## What is required:
Collect every line below that contains the word "React".

___

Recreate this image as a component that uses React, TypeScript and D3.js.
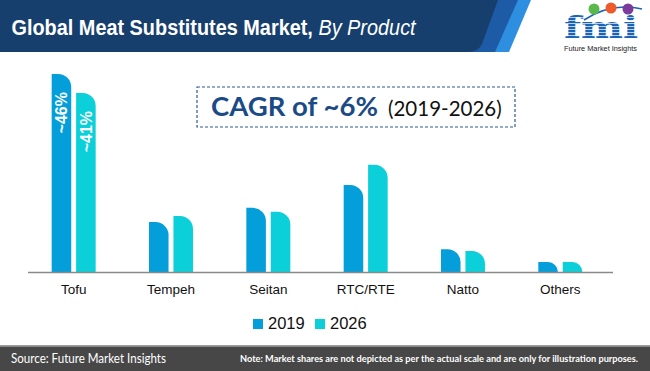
import React, { useLayoutEffect, useRef } from "react";
import * as d3 from "d3";

const categories = ["Tofu", "Tempeh", "Seitan", "RTC/RTE", "Natto", "Others"];
const years = ["2019", "2026"];
const share2019 = [46, 11.6, 14.9, 20.2, 5.3, 2.3];
const share2026 = [41.6, 13, 14, 24.9, 4.9, 2.3];
const labels2019 = ["~46%", "", "", "", "", ""];
const labels2026 = ["~41%", "", "", "", "", ""];

const colors = ["#049fda", "#0bcfd9"];

const W = 650;
const H = 371;
const baseY = 272;

// bar with a rounded top-right corner
function barPath(x: number, y: number, w: number, h: number) {
  const r = Math.min(13, h, w * 0.7);
  return `M${x},${y + h}L${x},${y}L${x + w - r},${y}A${r},${r} 0 0 1 ${x + w},${y + r}L${x + w},${y + h}Z`;
}

const App = () => {
  const titleRef = useRef<SVGTextElement>(null);

  // squeeze the title to the condensed width of the original
  useLayoutEffect(() => {
    const t = titleRef.current;
    if (!t) return;
    const w = t.getComputedTextLength();
    t.setAttribute("transform", `translate(11.5,34.5) scale(${404 / w},1)`);
  }, []);

  const x0 = d3.scaleBand().domain(categories).range([25, 609]).padding(0);
  const bw = x0.bandwidth();
  const x1 = d3
    .scaleBand()
    .domain(years)
    .range([bw / 2 - 22, bw / 2 + 22])
    .paddingInner(0.2);
  const y = d3.scaleLinear().domain([0, 46]).range([baseY, 74]);

  const series = [share2019, share2026];
  const seriesLabels = [labels2019, labels2026];

  return (
    <svg width={W} height={H} style={{ position: "absolute", left: 0, top: 0 }}>
      <defs>
        <pattern id="stripes" width="4" height="3" patternUnits="userSpaceOnUse">
          <rect width="4" height="2.3" fill="#1a63b5" />
        </pattern>
      </defs>
      <rect width={W} height={H} fill="#fff" />

      {/* header band */}
      <path d="M0,0L531,0L509,52L0,52Z" fill="#2e8fe0" />
      <path d="M0,0L518,0L495,52L0,52Z" fill="#1d5ba6" />
      <path d="M0,0L498,0L482,44Q478,52 468,52L0,52Z" fill="#173f6e" />
      <text ref={titleRef} transform="translate(11.5,34.5) scale(0.86,1)" fill="#fff" fontFamily="Liberation Sans, Arial, sans-serif" fontSize={22}>
        <tspan fontWeight="bold">Global Meat Substitutes Market,</tspan>
        <tspan fontStyle="italic"> By Product</tspan>
      </text>

      {/* logo */}
      <path d="M584,20Q612,2 642,9" fill="none" stroke="#1a63b5" strokeWidth={1.5} />
      <circle cx={594} cy={9} r={5.5} fill="#5bb94b" />
      <circle cx={611} cy={8} r={5.5} fill="#f0592a" />
      <circle cx={628} cy={9} r={5.5} fill="#7c3b9c" />
      <text x={564} y={37.5} fill="url(#stripes)" fontFamily="DejaVu Serif, serif" fontWeight="bold" fontSize={30} textLength={74} lengthAdjust="spacingAndGlyphs">
        fmi
      </text>
      <text x={564} y={50.5} fill="#222" fontFamily="Liberation Sans, Arial, sans-serif" fontSize={6.8} textLength={73} lengthAdjust="spacingAndGlyphs">
        Future Market Insights
      </text>

      {/* CAGR box */}
      <rect x={197} y={87} width={318} height={40} fill="none" stroke="#2c5b94" strokeWidth={1.2} strokeDasharray="3 2" />
      <text x={211} y={116} fill="#1b4b86" fontFamily="Lato, sans-serif" fontWeight="bold" fontSize={27.5}>
        CAGR of ~6%
      </text>
      <text x={388} y={116} fill="#111" fontFamily="Lato, sans-serif" fontSize={20.5}>
        (2019-2026)
      </text>

      {/* bars */}
      {categories.map((c, i) => (
        <g key={c} transform={`translate(${x0(c)},0)`}>
          {years.map((yr, j) => {
            const v = series[j][i];
            const bx = x1(yr) as number;
            const top = y(v);
            return (
              <g key={yr}>
                <path d={barPath(bx, top, x1.bandwidth(), baseY - top)} fill={colors[j]} />
                {seriesLabels[j][i] && (
                  <text
                    transform={`translate(${bx + x1.bandwidth() / 2 + 6},${top + 18}) rotate(-90)`}
                    textAnchor="end"
                    fill="#fff"
                    fontFamily="Liberation Sans, Arial, sans-serif"
                    fontWeight="bold"
                    fontSize={16}
                  >
                    {seriesLabels[j][i]}
                  </text>
                )}
              </g>
            );
          })}
          <text x={bw / 2} y={294} textAnchor="middle" fill="#111" fontFamily="Liberation Sans, Arial, sans-serif" fontSize={13.5}>
            {c}
          </text>
        </g>
      ))}
      <line x1={28} x2={613} y1={baseY + 0.5} y2={baseY + 0.5} stroke="#8a8a8a" strokeWidth={1.3} />

      {/* legend */}
      {years.map((yr, j) => (
        <g key={yr} transform={`translate(${253 + j * 62},319)`}>
          <rect width={10} height={10} fill={colors[j]} />
          <text x={15} y={9.5} fill="#111" fontFamily="Liberation Sans, Arial, sans-serif" fontSize={16.5}>
            {yr}
          </text>
        </g>
      ))}

      {/* footer */}
      <rect x={0} y={345} width={W} height={26} fill="#474747" />
      <rect x={0} y={345} width={W} height={1.8} fill="#9b9b9b" />
      <text x={11} y={362.5} fill="#fff" fontFamily="Lato, sans-serif" fontSize={13} textLength={155} lengthAdjust="spacingAndGlyphs">
        Source: Future Market Insights
      </text>
      <text x={240} y={362} fill="#fff" fontFamily="Lato, sans-serif" fontWeight="bold" fontSize={9.5} textLength={398} lengthAdjust="spacingAndGlyphs">
        Note: Market shares are not depicted as per the actual scale and are only for illustration purposes.
      </text>
    </svg>
  );
};

export default App;
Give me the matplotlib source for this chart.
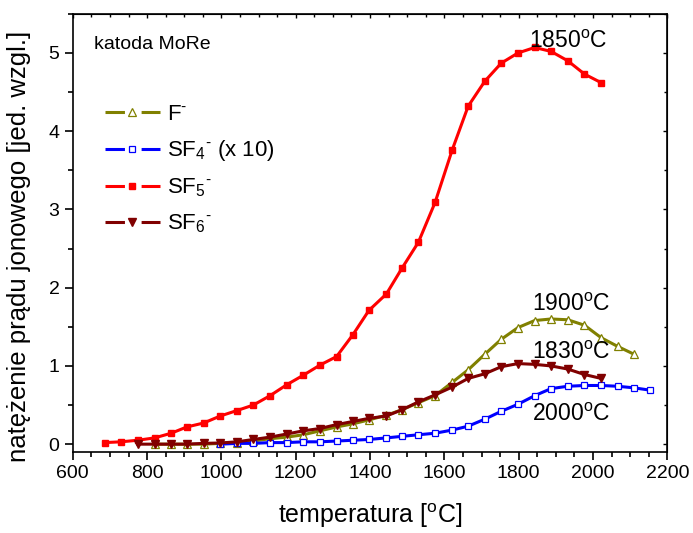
import matplotlib
matplotlib.use('Agg')
import matplotlib.pyplot as plt
from matplotlib.lines import Line2D
from matplotlib.ticker import MultipleLocator

plt.rcParams['font.family'] = ['Liberation Sans', 'DejaVu Sans']
plt.rcParams['mathtext.fontset'] = 'custom'
plt.rcParams['mathtext.rm'] = 'Liberation Sans'
plt.rcParams['mathtext.it'] = 'Liberation Sans:italic'
plt.rcParams['lines.scale_dashes'] = False

# temperatures [C]
t_sf5 = [686, 730, 775, 820, 865, 907, 952, 997, 1042, 1086, 1131, 1176, 1220, 1265,
         1310, 1354, 1397, 1444, 1486, 1530, 1575, 1621, 1664, 1709, 1753, 1798, 1843,
         1887, 1932, 1977, 2022]
sf5 = [0.02, 0.03, 0.05, 0.08, 0.14, 0.22, 0.27, 0.36, 0.43, 0.50, 0.62, 0.76, 0.88, 1.01,
       1.12, 1.40, 1.71, 1.92, 2.25, 2.58, 3.09, 3.76, 4.32, 4.64, 4.87, 5.00, 5.07,
       5.02, 4.90, 4.73, 4.62]

t_sf6 = t_sf5[2:]
sf6 = [0.0, 0.0, 0.0, 0.0, 0.01, 0.015, 0.03, 0.06, 0.09, 0.13, 0.17, 0.20, 0.25, 0.29,
       0.33, 0.36, 0.44, 0.54, 0.63, 0.73, 0.84, 0.90, 0.99, 1.03, 1.02, 1.00, 0.96,
       0.89, 0.84]

t_f = t_sf5[3:] + [2066, 2110]
f_ion = [0.0, 0.0, 0.0, 0.0, 0.01, 0.02, 0.04, 0.07, 0.09, 0.12, 0.17, 0.22, 0.26,
         0.31, 0.37, 0.44, 0.53, 0.62, 0.79, 0.95, 1.15, 1.34, 1.49, 1.58, 1.60, 1.59,
         1.52, 1.36, 1.25, 1.15]

t_sf4 = t_sf5[7:] + [2066, 2110, 2154]
sf4 = [0.0, 0.01, 0.01, 0.02, 0.02, 0.03, 0.03, 0.04, 0.05, 0.06, 0.08, 0.10, 0.12,
       0.14, 0.18, 0.23, 0.32, 0.42, 0.51, 0.62, 0.71, 0.74, 0.75, 0.75, 0.74, 0.72, 0.69]

olive = '#808000'
blue = '#0000ff'
red = '#ff0000'
dred = '#800000'

fig = plt.figure(figsize=(6.93, 5.33), dpi=100)
ax = fig.add_axes([0.105, 0.152, 0.858, 0.822])

ax.plot(t_f, f_ion, color=olive, lw=2.2, marker='^', ms=5.5, mfc='white', mec=olive, mew=0.9)
ax.plot(t_sf4, sf4, color=blue, lw=2.2, marker='s', ms=4.5, mfc='white', mec=blue, mew=0.9)
ax.plot(t_sf5, sf5, color=red, lw=2.2, marker='s', ms=4.5, mfc=red, mec=red)
ax.plot(t_sf6, sf6, color=dred, lw=2.2, marker='v', ms=5.5, mfc=dred, mec=dred)

ax.set_xlim(600, 2200)
ax.set_ylim(-0.1, 5.5)
ax.xaxis.set_major_locator(MultipleLocator(200))
ax.xaxis.set_minor_locator(MultipleLocator(50))
ax.yaxis.set_major_locator(MultipleLocator(1))
ax.yaxis.set_minor_locator(MultipleLocator(0.5))
ax.tick_params(which='both', direction='out', labelsize=14, width=1.2)
ax.tick_params(which='major', length=6)
ax.tick_params(which='minor', length=3.5)
for s in ax.spines.values():
    s.set_linewidth(1.2)

top = ax.secondary_xaxis('top')
top.xaxis.set_major_locator(MultipleLocator(200))
top.xaxis.set_minor_locator(MultipleLocator(50))
top.tick_params(which='both', direction='in', labeltop=False, width=1.0)
top.tick_params(which='major', length=3)
top.tick_params(which='minor', length=2)
right = ax.secondary_yaxis('right')
right.yaxis.set_major_locator(MultipleLocator(1))
right.yaxis.set_minor_locator(MultipleLocator(0.5))
right.tick_params(which='both', direction='in', labelright=False, width=1.0)
right.tick_params(which='major', length=3)
right.tick_params(which='minor', length=2)

ax.set_xlabel('temperatura [$^\\mathregular{o}$C]', fontsize=18, labelpad=14)
ax.set_ylabel('natężenie prądu jonowego [jed. wzgl.]', fontsize=18.5)
ax.yaxis.set_label_coords(-0.07, 0.47)

ax.text(0.035, 0.93, 'katoda MoRe', transform=ax.transAxes, fontsize=14, va='center')
ax.text(1932, 5.15, '1850$^\\mathregular{o}$C', fontsize=16.5, ha='center', va='center')
ax.text(1940, 1.78, '1900$^\\mathregular{o}$C', fontsize=16.5, ha='center', va='center')
ax.text(1940, 1.17, '1830$^\\mathregular{o}$C', fontsize=16.5, ha='center', va='center')
ax.text(1940, 0.38, '2000$^\\mathregular{o}$C', fontsize=16.5, ha='center', va='center')

dash = (0, (14, 12))
handles = [
    Line2D([], [], color=olive, lw=2.2, ls=dash, marker='^', ms=5.5, mfc='white', mec=olive, mew=0.9),
    Line2D([], [], color=blue, lw=2.2, ls=dash, marker='s', ms=4.5, mfc='white', mec=blue, mew=0.9),
    Line2D([], [], color=red, lw=2.2, ls=dash, marker='s', ms=4.5, mfc=red, mec=red),
    Line2D([], [], color=dred, lw=2.2, ls=dash, marker='v', ms=5.5, mfc=dred, mec=dred),
]
labels = ['$\\mathregular{F^{\u2010}}$', '$\\mathregular{SF_4{}^{\u2010}}$ (x 10)',
          '$\\mathregular{SF_5{}^{\u2010}}$', '$\\mathregular{SF_6{}^{\u2010}}$']
ax.legend(handles, labels, loc='upper left', bbox_to_anchor=(0.02, 0.84), frameon=False,
          fontsize=16, handlelength=2.5, handletextpad=0.3, labelspacing=0.6,
          numpoints=1)

fig.savefig('out.png', dpi=100)
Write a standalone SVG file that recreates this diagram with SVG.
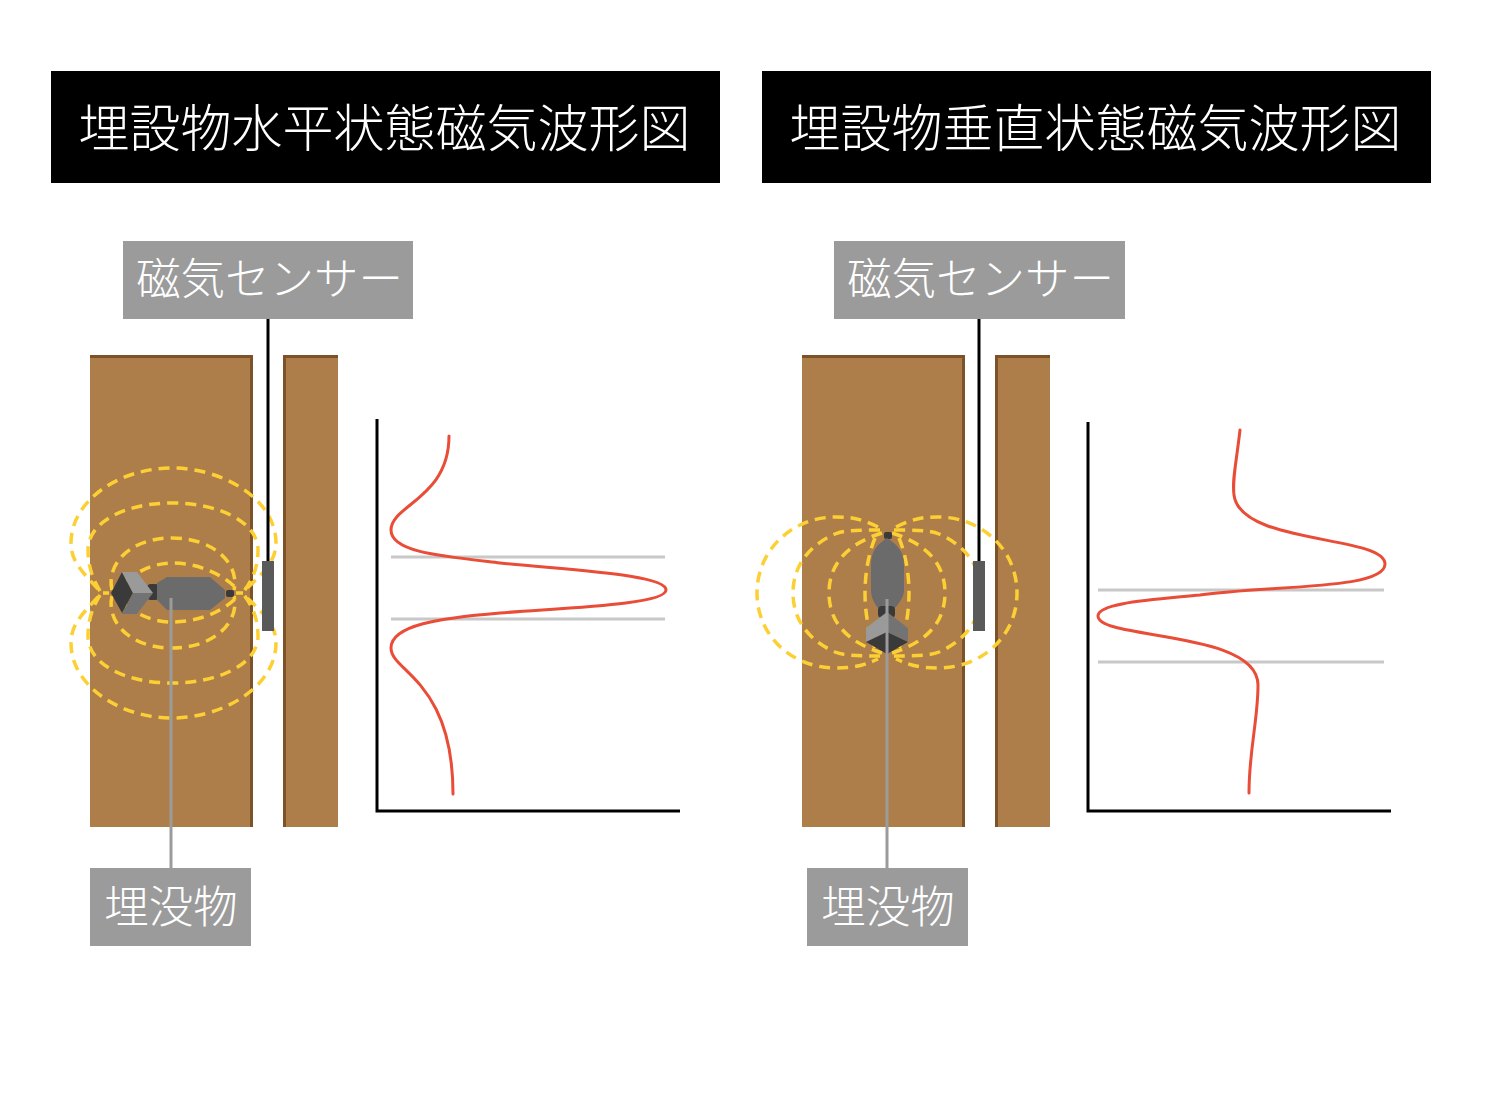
<svg xmlns="http://www.w3.org/2000/svg" width="1485" height="1099" viewBox="0 0 1485 1099">
<style>
text{font-family:"Noto Sans CJK JP","Noto Sans CJK SC",sans-serif;font-weight:300;font-size:44.5px;fill:#fff;text-anchor:middle}
text.title{font-size:51px}
.wood{fill:#ae7e4a}
.edge{fill:#7d5229}
.lab{fill:#9b9b9b}
.fld{fill:none;stroke:#fcd034;stroke-width:3.5;stroke-dasharray:11 7;stroke-linecap:butt}
.ax{fill:none;stroke:#000;stroke-width:3}
.gl{stroke:#c8c8c8;stroke-width:3;fill:none}
.curve{fill:none;stroke:#e94c37;stroke-width:3;stroke-linecap:round}
.ld{fill:none;stroke:#9b9b9b;stroke-width:3}
.blk{fill:none;stroke:#000;stroke-width:3}
.sensor{fill:#5a5a5a}
</style>
<rect width="1485" height="1099" fill="#fff"/>
<g id="title-left"><rect x="51" y="71" width="669" height="112" fill="#000"/><text class="title" x="384.500" y="147">埋設物水平状態磁気波形図</text></g>
<g id="title-right"><rect x="762" y="71" width="669" height="112" fill="#000"/><text class="title" x="1095.500" y="147">埋設物垂直状態磁気波形図</text></g>

<g id="wall-left-a"><rect class="wood" x="90" y="355" width="163" height="472"/><rect class="edge" x="90" y="355" width="163" height="3"/><rect class="edge" x="250" y="355" width="3" height="472"/></g>
<g id="wall-left-b"><rect class="wood" x="283" y="355" width="55" height="472"/><rect class="edge" x="283" y="355" width="55" height="3"/><rect class="edge" x="283" y="355" width="3" height="472"/></g>
<g id="wall-right-a"><rect class="wood" x="802" y="355" width="163" height="472"/><rect class="edge" x="802" y="355" width="163" height="3"/><rect class="edge" x="962" y="355" width="3" height="472"/></g>
<g id="wall-right-b"><rect class="wood" x="995" y="355" width="55" height="472"/><rect class="edge" x="995" y="355" width="55" height="3"/><rect class="edge" x="995" y="355" width="3" height="472"/></g>

<g id="field-left">
<path class="fld" d="M98 589C80 570 71 560 71 543C71 500 120 468 172 468C224 468 276 500 276 543C276 560 265 572 246 589"/>
<path class="fld" d="M100 591C92 578 88 565 88 550C88 522 125 503 172 503C219 503 258 522 258 550C258 565 254 578 244 591"/>
<path class="fld" d="M112 590C106 566 128 538 172 538C216 538 240 566 234 590"/>
<path class="fld" d="M125 581C140 570 155 563 172 563C195 563 220 572 236 588"/>
<path class="fld" d="M103 593H109M236 593H243"/>
<path class="fld" d="M125 605C140 616 155 622 172 622C195 622 220 614 236 598"/>
<path class="fld" d="M112 596C106 620 128 648 172 648C216 648 240 620 234 596"/>
<path class="fld" d="M100 595C92 608 88 621 88 636C88 664 125 683 172 683C219 683 258 664 258 636C258 621 254 608 244 595"/>
<path class="fld" d="M98 597C80 616 71 626 71 643C71 686 120 718 172 718C224 718 276 686 276 643C276 626 265 614 246 597"/>
</g>
<g id="field-right">
<path class="fld" d="M878 527C860 518 850 517 836 517C792 517 757 550 757 593C757 636 792 668 836 668C850 668 860 667 878 659"/>
<path class="fld" d="M880 530C860 530 845 530 835 534C810 545 793 565 793 593C793 621 810 641 835 652C845 656 860 656 880 656"/>
<path class="fld" d="M882 533C860 540 829 555 829 593C829 631 860 646 882 653"/>
<path class="fld" d="M875 538C868 555 865 575 865 593C865 611 868 631 875 648"/>
<path class="fld" d="M896 527C914 518 924 517 938 517C982 517 1017 550 1017 593C1017 636 982 668 938 668C924 668 914 667 896 659"/>
<path class="fld" d="M894 530C914 530 929 530 939 534C964 545 981 565 981 593C981 621 964 641 939 652C929 656 914 656 894 656"/>
<path class="fld" d="M892 533C914 540 945 555 945 593C945 631 914 646 892 653"/>
<path class="fld" d="M899 538C906 555 909 575 909 593C909 611 906 631 899 648"/>
</g>

<g id="object-left">
<rect x="226" y="590" width="8" height="7" rx="2" fill="#3a3a3a"/>
<rect x="147" y="584" width="12" height="16" rx="4" fill="#3a3a3a"/>
<path d="M157 583L167 577H210L225 590V598L210 610H167L157 600Z" fill="#6b6b6b"/>
<path d="M122 572L133 593L122 613L111 593Z" fill="#3a3a3a"/>
<path d="M122 572H137L153 593H133Z" fill="#9a9a9a"/>
<path d="M133 593H153L137 614H122Z" fill="#737373"/>
</g>
<g id="object-right">
<rect x="884" y="532" width="8" height="7" rx="2" fill="#3a3a3a"/>
<path d="M887 538C878 544 871 550 871 565V590C871 598 875 604 878 608H895C898 604 904 598 904 590V565C904 550 896 544 887 538Z" fill="#6b6b6b"/>
<rect x="878" y="606" width="17" height="12" rx="4" fill="#3a3a3a"/>
<path d="M887 612L866 628V642L887 632Z" fill="#9a9a9a"/>
<path d="M887 612L908 628V642L887 632Z" fill="#737373"/>
<path d="M866 642L887 632L908 642L887 654Z" fill="#3a3a3a"/>
</g>

<g id="connectors">
<path class="blk" d="M268 319V561"/>
<path class="blk" d="M979 319V561"/>
<path class="ld" d="M171 598V868"/>
<path class="ld" d="M887 599V868"/>
</g>
<g id="sensor-left"><rect class="sensor" x="262" y="561" width="12" height="70"/></g>
<g id="sensor-right"><rect class="sensor" x="973" y="561" width="12" height="70"/></g>

<g id="label-sensor-left"><rect class="lab" x="123" y="241" width="290" height="78"/><text x="269.500" y="295">磁気センサー</text></g>
<g id="label-sensor-right"><rect class="lab" x="834" y="241" width="291" height="78"/><text x="980.500" y="295">磁気センサー</text></g>
<g id="label-object-left"><rect class="lab" x="90" y="868" width="161" height="78"/><text x="171" y="923">埋没物</text></g>
<g id="label-object-right"><rect class="lab" x="807" y="868" width="161" height="78"/><text x="888" y="923">埋没物</text></g>

<g id="chart-left">
<path class="gl" d="M391 557H665M391 619H665"/>
<path class="ax" d="M377 419V811H680"/>
<path class="curve" d="M449 436C449 498 391 505 391 530C391 552 440 556 500 563C580 571 666 575 666 590C666 605 560 608 500 613C440 618 391 625 391 648C391 672 453 680 453 794"/>
</g>
<g id="chart-right">
<path class="gl" d="M1098 590H1384M1098 662H1384"/>
<path class="ax" d="M1088 422V811H1391"/>
<path class="curve" d="M1240 430C1236 465 1232 480 1234 495C1240 545 1385 535 1385 564C1385 590 1270 585 1200 595C1150 600 1098 603 1098 616C1098 640 1258 630 1258 685C1258 720 1249 750 1249 793"/>
</g>
</svg>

___

## Solution to the problem:
Recreate this image as a component that uses React, TypeScript and D3.js.
import React, { useLayoutEffect, useRef } from "react";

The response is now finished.